With a gold coffin shining in the brilliant afternoon sun and a towering, blood-stained candle looming in the background, the Rev. Willie Ray said he was tired of violence in Baltimore.
“The senseless killing has to stop,” he said.
Ray, founder of the Stop The Killing Coalition, was joined by several dozen supporters on the median strip that divides Calvert Street in front of the Mitchell Courthouse. Calling on the lunchtime crowd to join hands, Ray said the only way to prevent violence was “one corner at a time.”
“We will ask every pastor, minister and community leader to adopt and reclaim a violent drug-infested corner,” he said.
Calling his proposal the One Church, One Corner program, Ray said he also would ask community leaders to purchase and renovate a vacant house to make it a “haven of safety.”
Frank Conaway, clerk of the Baltimore City Circuit Court, who also spoke at the rally, said the increased violence in the city may be related to gang activity. “Gangs are beginning to organize in Baltimore City,” he said. “They seem to be cropping up all over the place.”
But Conaway, who ran for mayor in the last election, said the rally was not just about the increase in city homicides. “People always check the homicide numbers, but the shootings are a problem, too,” he said. “We have a lot people who end up wheelchairs,” he said, adding, “and they still end up dealing drugs from a wheelchair.”
Police spokesman Detective Donny Moses said there have been 94 homicides this year, compared to 83 at the same time last year.

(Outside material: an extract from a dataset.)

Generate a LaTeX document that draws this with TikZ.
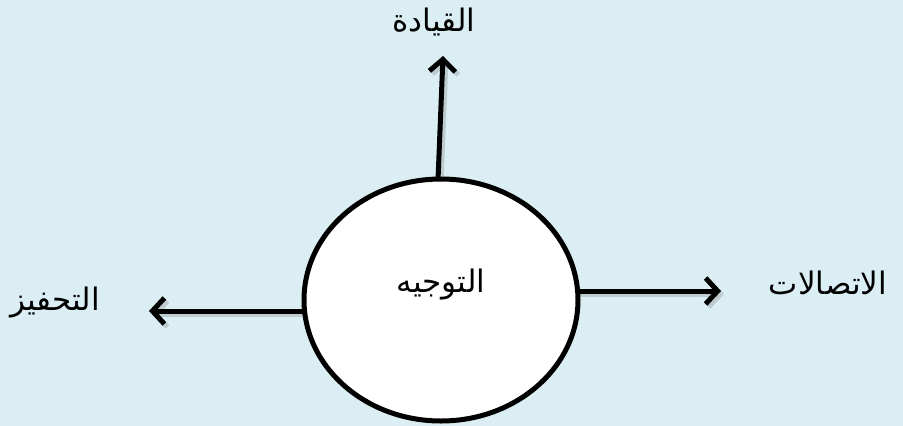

In addition to initiatives Ray outlined at the rally, Conaway said he has also been trying to reach young people with a program he initiated three years ago called SCRATCH, or Seeing Criminals Raided at the Courthouse. The purpose of the program is to show the “true cost of crime,” Conaway said, by bringing city schoolchildren down to the courthouse to see “drug dealers in shackles,” he said.
“They think the drug dealers are heroes, ” he said. “We want to show them how they end up.”